_Stated goal_
Set down each entry exactly as given; pictures should not appear in the copy.

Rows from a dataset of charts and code
#####

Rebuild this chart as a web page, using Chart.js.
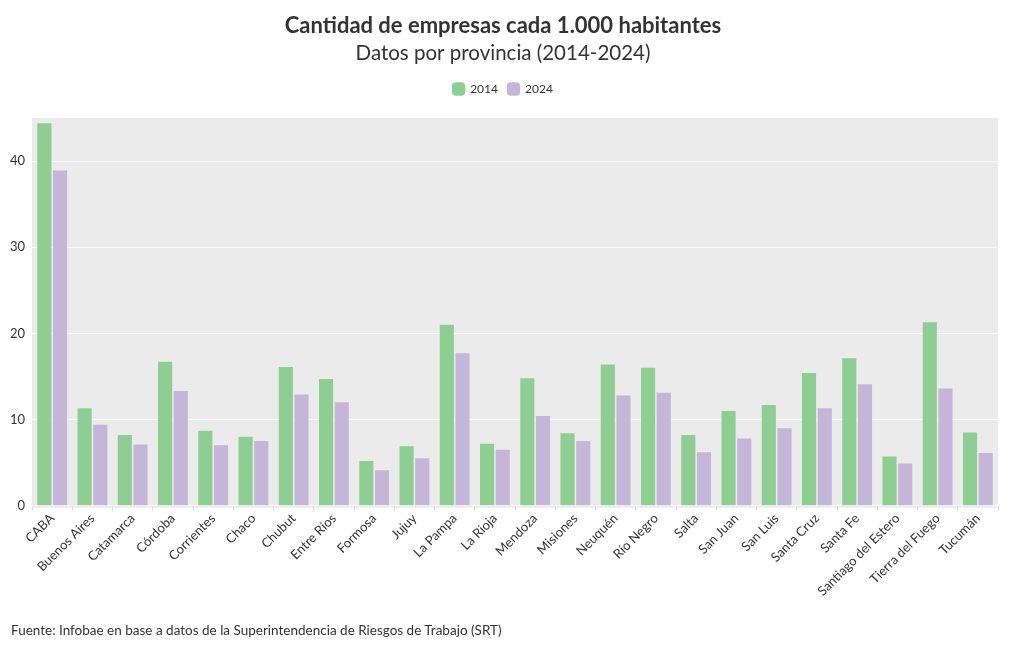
<!DOCTYPE html>
<html><head><meta charset="utf-8">
<script src="https://cdn.jsdelivr.net/npm/chart.js@4.4.1/dist/chart.umd.min.js"></script>
<style>
html,body{margin:0;padding:0;background:#fff;}
#wrap{position:relative;width:1020px;height:650px;}
#footer{position:absolute;left:11px;top:622px;font-family:"Lato","Noto Sans",sans-serif;font-size:13.5px;color:#333;}
</style></head>
<body><div id="wrap"><canvas id="c" width="1020" height="650"></canvas>
<div id="footer">Fuente: Infobae en base a datos de la Superintendencia de Riesgos de Trabajo (SRT)</div></div>
<script>
const categories = ["CABA","Buenos Aires","Catamarca","Córdoba","Corrientes","Chaco","Chubut","Entre Ríos","Formosa","Jujuy","La Pampa","La Rioja","Mendoza","Misiones","Neuquén","Río Negro","Salta","San Juan","San Luis","Santa Cruz","Santa Fe","Santiago del Estero","Tierra del Fuego","Tucumán"];
const values2014 = [44.4,11.3,8.2,16.7,8.7,8.0,16.1,14.7,5.2,6.9,21.0,7.2,14.8,8.4,16.4,16.0,8.2,11.0,11.7,15.4,17.1,5.7,21.3,8.5];
const values2024 = [38.9,9.4,7.1,13.3,7.0,7.5,12.9,12.0,4.1,5.5,17.7,6.5,10.4,7.5,12.8,13.1,6.2,7.8,9.0,11.3,14.1,4.9,13.6,6.1];
const yTicks = [0,10,20,30,40];

const bgPlugin = {
  id:'bg',
  beforeInit(chart){
    const lg = chart.legend;
    if (lg) { const orig = lg.fit; lg.fit = function(){ orig.call(this); this.height += 13; }; }
  },
  beforeDraw(chart){
    const {ctx, chartArea:a} = chart;
    ctx.save(); ctx.fillStyle='#ebebeb';
    ctx.fillRect(a.left, a.top, a.right-a.left, a.bottom-a.top+2);
    ctx.restore();
  }
};
const font = '"Lato","Noto Sans",sans-serif';
new Chart(document.getElementById('c'), {
  type:'bar',
  data:{labels:categories, datasets:[
    {label:'2014', data:values2014, backgroundColor:'#8fce92', barPercentage:0.9, categoryPercentage:0.78},
    {label:'2024', data:values2024, backgroundColor:'#c5b6d9', barPercentage:0.9, categoryPercentage:0.78}
  ]},
  options:{
    responsive:false, animation:false,
    layout:{padding:{left:8,right:22,top:0,bottom:51}},
    plugins:{
      title:{display:true,text:'Cantidad de empresas cada 1.000 habitantes',color:'#333',font:{family:font,size:22,weight:'bold'},padding:{top:13,bottom:2}},
      subtitle:{display:true,text:'Datos por provincia (2014-2024)',color:'#333',font:{family:font,size:20.5},padding:{bottom:7}},
      legend:{labels:{usePointStyle:true,pointStyle:'rectRounded',boxWidth:11,boxHeight:11,color:'#333',font:{family:font,size:12},padding:10}},
      tooltip:{enabled:false}
    },
    scales:{
      x:{grid:{display:true,drawOnChartArea:false,color:'#ddd',tickLength:5},border:{display:false},
         ticks:{maxRotation:45,minRotation:45,color:'#333',font:{family:font,size:13},padding:0}},
      y:{min:0,max:45,afterBuildTicks(s){s.ticks=yTicks.map(v=>({value:v}));},
         grid:{color:'rgba(255,255,255,0.7)',tickLength:5},border:{display:false},
         ticks:{color:'#333',font:{family:font,size:13},padding:2}}
    }
  },
  plugins:[bgPlugin]
});
</script></body></html>
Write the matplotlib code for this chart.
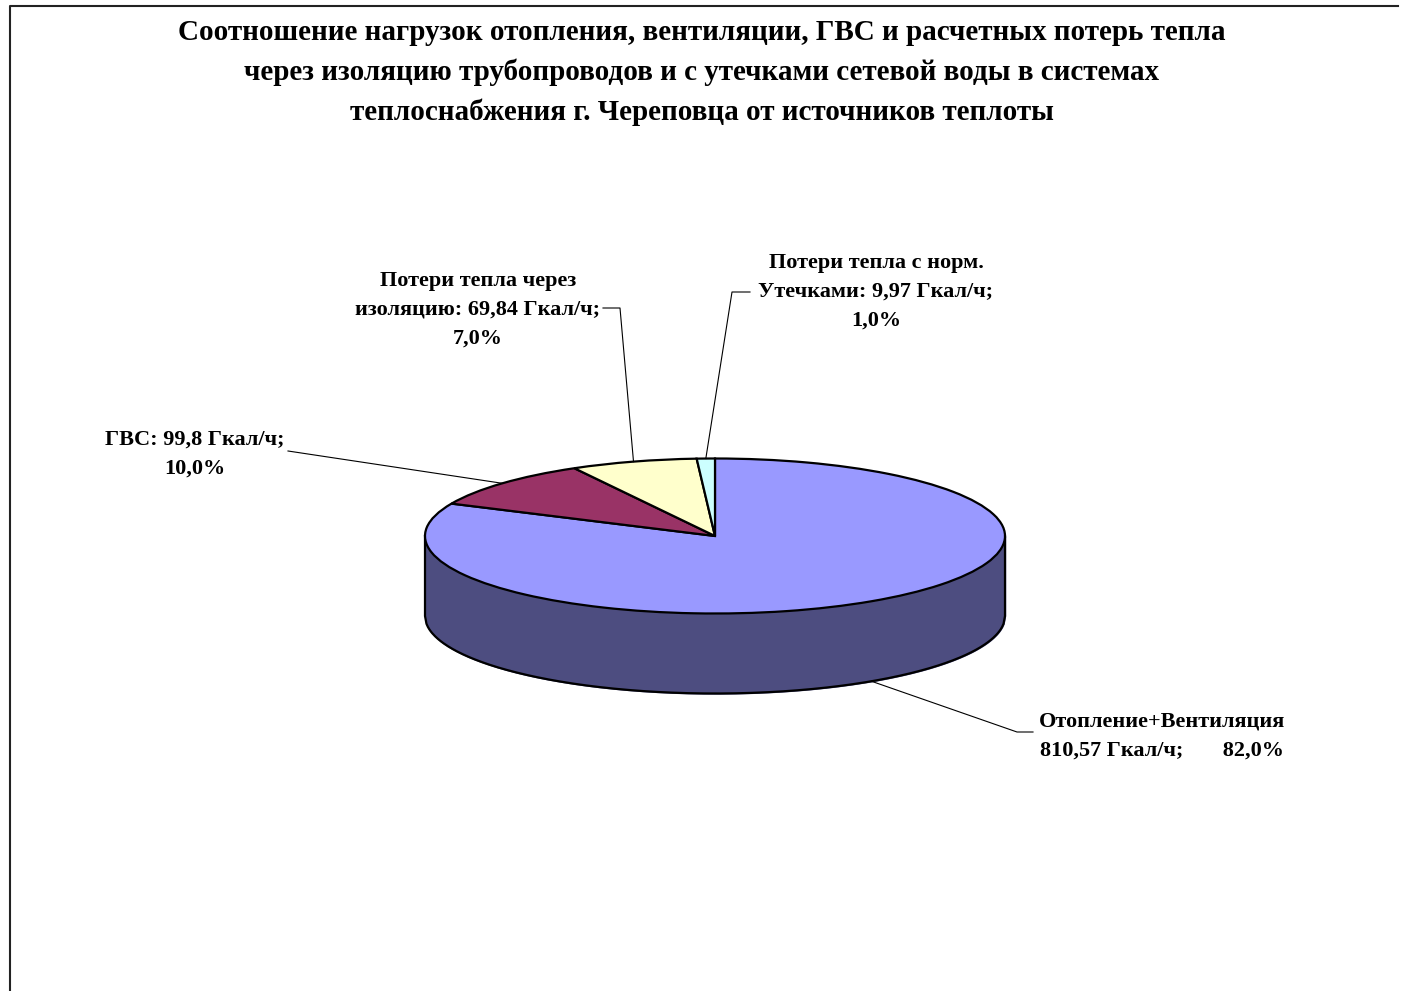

#####

_Written answer_
Rebuild this chart as a web page, using Chart.js.
<!DOCTYPE html>
<html><head><meta charset="utf-8">
<script src="https://cdn.jsdelivr.net/npm/chart.js@4.4.1/dist/chart.umd.min.js"></script>
<style>
html,body{margin:0;padding:0;background:#fff;}
#wrap{position:relative;width:1020px;height:650px;}
#footer{position:absolute;left:11px;top:622px;font-family:"Lato","Noto Sans",sans-serif;font-size:13.5px;color:#333;}
</style></head>
<body><div id="wrap"><canvas id="c" width="1020" height="650"></canvas>
<div id="footer">Fuente: Infobae en base a datos de la Superintendencia de Riesgos de Trabajo (SRT)</div></div>
<script>
const categories = ["CABA","Buenos Aires","Catamarca","Córdoba","Corrientes","Chaco","Chubut","Entre Ríos","Formosa","Jujuy","La Pampa","La Rioja","Mendoza","Misiones","Neuquén","Río Negro","Salta","San Juan","San Luis","Santa Cruz","Santa Fe","Santiago del Estero","Tierra del Fuego","Tucumán"];
const values2014 = [44.4,11.3,8.2,16.7,8.7,8.0,16.1,14.7,5.2,6.9,21.0,7.2,14.8,8.4,16.4,16.0,8.2,11.0,11.7,15.4,17.1,5.7,21.3,8.5];
const values2024 = [38.9,9.4,7.1,13.3,7.0,7.5,12.9,12.0,4.1,5.5,17.7,6.5,10.4,7.5,12.8,13.1,6.2,7.8,9.0,11.3,14.1,4.9,13.6,6.1];
const yTicks = [0,10,20,30,40];

const bgPlugin = {
  id:'bg',
  beforeInit(chart){
    const lg = chart.legend;
    if (lg) { const orig = lg.fit; lg.fit = function(){ orig.call(this); this.height += 13; }; }
  },
  beforeDraw(chart){
    const {ctx, chartArea:a} = chart;
    ctx.save(); ctx.fillStyle='#ebebeb';
    ctx.fillRect(a.left, a.top, a.right-a.left, a.bottom-a.top+2);
    ctx.restore();
  }
};
const font = '"Lato","Noto Sans",sans-serif';
new Chart(document.getElementById('c'), {
  type:'bar',
  data:{labels:categories, datasets:[
    {label:'2014', data:values2014, backgroundColor:'#8fce92', barPercentage:0.9, categoryPercentage:0.78},
    {label:'2024', data:values2024, backgroundColor:'#c5b6d9', barPercentage:0.9, categoryPercentage:0.78}
  ]},
  options:{
    responsive:false, animation:false,
    layout:{padding:{left:8,right:22,top:0,bottom:51}},
    plugins:{
      title:{display:true,text:'Cantidad de empresas cada 1.000 habitantes',color:'#333',font:{family:font,size:22,weight:'bold'},padding:{top:13,bottom:2}},
      subtitle:{display:true,text:'Datos por provincia (2014-2024)',color:'#333',font:{family:font,size:20.5},padding:{bottom:7}},
      legend:{labels:{usePointStyle:true,pointStyle:'rectRounded',boxWidth:11,boxHeight:11,color:'#333',font:{family:font,size:12},padding:10}},
      tooltip:{enabled:false}
    },
    scales:{
      x:{grid:{display:true,drawOnChartArea:false,color:'#ddd',tickLength:5},border:{display:false},
         ticks:{maxRotation:45,minRotation:45,color:'#333',font:{family:font,size:13},padding:0}},
      y:{min:0,max:45,afterBuildTicks(s){s.ticks=yTicks.map(v=>({value:v}));},
         grid:{color:'rgba(255,255,255,0.7)',tickLength:5},border:{display:false},
         ticks:{color:'#333',font:{family:font,size:13},padding:2}}
    }
  },
  plugins:[bgPlugin]
});
</script></body></html>
Write the matplotlib code for this chart.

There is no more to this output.